-- Short exercise --
Will you output all of the data below exactly, omitting the images?
=== Data lines ===
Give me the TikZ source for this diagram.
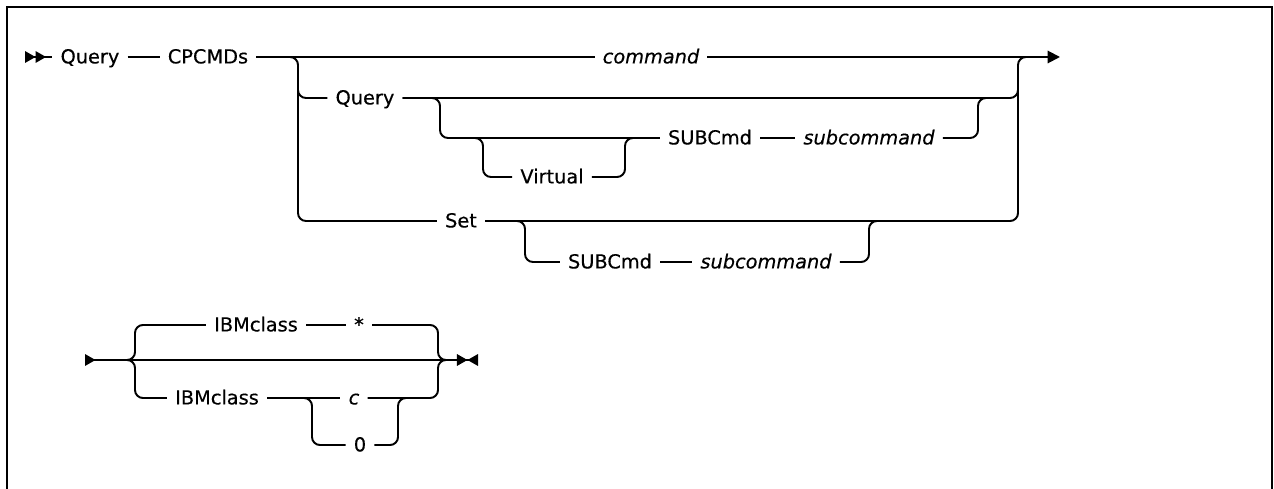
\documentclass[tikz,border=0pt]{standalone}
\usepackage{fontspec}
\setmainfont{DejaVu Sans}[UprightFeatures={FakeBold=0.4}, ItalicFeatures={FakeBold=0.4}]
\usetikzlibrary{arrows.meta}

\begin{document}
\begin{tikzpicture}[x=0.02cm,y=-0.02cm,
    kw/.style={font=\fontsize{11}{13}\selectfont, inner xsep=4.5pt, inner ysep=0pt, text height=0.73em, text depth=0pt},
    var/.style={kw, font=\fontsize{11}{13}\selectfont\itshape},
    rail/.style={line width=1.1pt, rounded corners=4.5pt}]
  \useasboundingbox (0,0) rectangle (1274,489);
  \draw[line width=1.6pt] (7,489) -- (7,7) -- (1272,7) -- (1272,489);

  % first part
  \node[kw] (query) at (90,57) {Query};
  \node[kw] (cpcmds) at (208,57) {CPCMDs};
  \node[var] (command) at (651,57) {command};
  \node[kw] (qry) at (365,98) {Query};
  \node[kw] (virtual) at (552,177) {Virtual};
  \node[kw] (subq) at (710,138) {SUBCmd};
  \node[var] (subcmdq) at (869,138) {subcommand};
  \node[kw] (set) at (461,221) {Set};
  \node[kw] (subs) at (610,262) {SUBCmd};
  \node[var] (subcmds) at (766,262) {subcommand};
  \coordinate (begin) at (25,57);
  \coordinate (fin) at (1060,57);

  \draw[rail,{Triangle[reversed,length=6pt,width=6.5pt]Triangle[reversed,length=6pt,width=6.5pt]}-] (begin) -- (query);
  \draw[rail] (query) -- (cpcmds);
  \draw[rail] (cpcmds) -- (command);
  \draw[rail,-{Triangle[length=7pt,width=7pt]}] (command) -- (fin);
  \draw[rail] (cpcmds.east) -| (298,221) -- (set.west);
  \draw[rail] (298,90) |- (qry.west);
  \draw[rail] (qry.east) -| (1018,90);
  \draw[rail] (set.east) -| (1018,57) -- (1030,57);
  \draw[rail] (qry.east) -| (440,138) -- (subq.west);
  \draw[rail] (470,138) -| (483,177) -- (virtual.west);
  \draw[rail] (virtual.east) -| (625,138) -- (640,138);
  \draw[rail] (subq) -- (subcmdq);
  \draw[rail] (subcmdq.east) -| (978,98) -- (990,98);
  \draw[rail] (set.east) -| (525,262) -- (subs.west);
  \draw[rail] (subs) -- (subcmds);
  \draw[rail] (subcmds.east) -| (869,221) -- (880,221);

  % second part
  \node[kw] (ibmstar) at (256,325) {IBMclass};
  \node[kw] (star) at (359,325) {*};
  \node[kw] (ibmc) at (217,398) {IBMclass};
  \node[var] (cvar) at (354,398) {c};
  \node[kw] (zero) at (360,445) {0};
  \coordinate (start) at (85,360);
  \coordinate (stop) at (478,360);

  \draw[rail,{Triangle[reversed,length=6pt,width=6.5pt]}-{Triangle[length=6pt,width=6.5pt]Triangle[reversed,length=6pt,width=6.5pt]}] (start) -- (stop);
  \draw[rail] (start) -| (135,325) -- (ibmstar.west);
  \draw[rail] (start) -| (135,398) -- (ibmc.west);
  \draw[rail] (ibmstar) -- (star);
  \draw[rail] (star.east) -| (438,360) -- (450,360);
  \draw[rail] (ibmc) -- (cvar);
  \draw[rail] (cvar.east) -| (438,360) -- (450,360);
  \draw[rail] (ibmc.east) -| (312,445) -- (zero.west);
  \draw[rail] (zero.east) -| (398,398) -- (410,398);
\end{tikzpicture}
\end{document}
===
-- Exercise result --
Give me the TikZ source for this diagram.
\documentclass[tikz,border=0pt]{standalone}
\usepackage{fontspec}
\setmainfont{DejaVu Sans}[UprightFeatures={FakeBold=0.4}, ItalicFeatures={FakeBold=0.4}]
\usetikzlibrary{arrows.meta}

\begin{document}
\begin{tikzpicture}[x=0.02cm,y=-0.02cm,
    kw/.style={font=\fontsize{11}{13}\selectfont, inner xsep=4.5pt, inner ysep=0pt, text height=0.73em, text depth=0pt},
    var/.style={kw, font=\fontsize{11}{13}\selectfont\itshape},
    rail/.style={line width=1.1pt, rounded corners=4.5pt}]
  \useasboundingbox (0,0) rectangle (1274,489);
  \draw[line width=1.6pt] (7,489) -- (7,7) -- (1272,7) -- (1272,489);

  % first part
  \node[kw] (query) at (90,57) {Query};
  \node[kw] (cpcmds) at (208,57) {CPCMDs};
  \node[var] (command) at (651,57) {command};
  \node[kw] (qry) at (365,98) {Query};
  \node[kw] (virtual) at (552,177) {Virtual};
  \node[kw] (subq) at (710,138) {SUBCmd};
  \node[var] (subcmdq) at (869,138) {subcommand};
  \node[kw] (set) at (461,221) {Set};
  \node[kw] (subs) at (610,262) {SUBCmd};
  \node[var] (subcmds) at (766,262) {subcommand};
  \coordinate (begin) at (25,57);
  \coordinate (fin) at (1060,57);

  \draw[rail,{Triangle[reversed,length=6pt,width=6.5pt]Triangle[reversed,length=6pt,width=6.5pt]}-] (begin) -- (query);
  \draw[rail] (query) -- (cpcmds);
  \draw[rail] (cpcmds) -- (command);
  \draw[rail,-{Triangle[length=7pt,width=7pt]}] (command) -- (fin);
  \draw[rail] (cpcmds.east) -| (298,221) -- (set.west);
  \draw[rail] (298,90) |- (qry.west);
  \draw[rail] (qry.east) -| (1018,90);
  \draw[rail] (set.east) -| (1018,57) -- (1030,57);
  \draw[rail] (qry.east) -| (440,138) -- (subq.west);
  \draw[rail] (470,138) -| (483,177) -- (virtual.west);
  \draw[rail] (virtual.east) -| (625,138) -- (640,138);
  \draw[rail] (subq) -- (subcmdq);
  \draw[rail] (subcmdq.east) -| (978,98) -- (990,98);
  \draw[rail] (set.east) -| (525,262) -- (subs.west);
  \draw[rail] (subs) -- (subcmds);
  \draw[rail] (subcmds.east) -| (869,221) -- (880,221);

  % second part
  \node[kw] (ibmstar) at (256,325) {IBMclass};
  \node[kw] (star) at (359,325) {*};
  \node[kw] (ibmc) at (217,398) {IBMclass};
  \node[var] (cvar) at (354,398) {c};
  \node[kw] (zero) at (360,445) {0};
  \coordinate (start) at (85,360);
  \coordinate (stop) at (478,360);

  \draw[rail,{Triangle[reversed,length=6pt,width=6.5pt]}-{Triangle[length=6pt,width=6.5pt]Triangle[reversed,length=6pt,width=6.5pt]}] (start) -- (stop);
  \draw[rail] (start) -| (135,325) -- (ibmstar.west);
  \draw[rail] (start) -| (135,398) -- (ibmc.west);
  \draw[rail] (ibmstar) -- (star);
  \draw[rail] (star.east) -| (438,360) -- (450,360);
  \draw[rail] (ibmc) -- (cvar);
  \draw[rail] (cvar.east) -| (438,360) -- (450,360);
  \draw[rail] (ibmc.east) -| (312,445) -- (zero.west);
  \draw[rail] (zero.east) -| (398,398) -- (410,398);
\end{tikzpicture}
\end{document}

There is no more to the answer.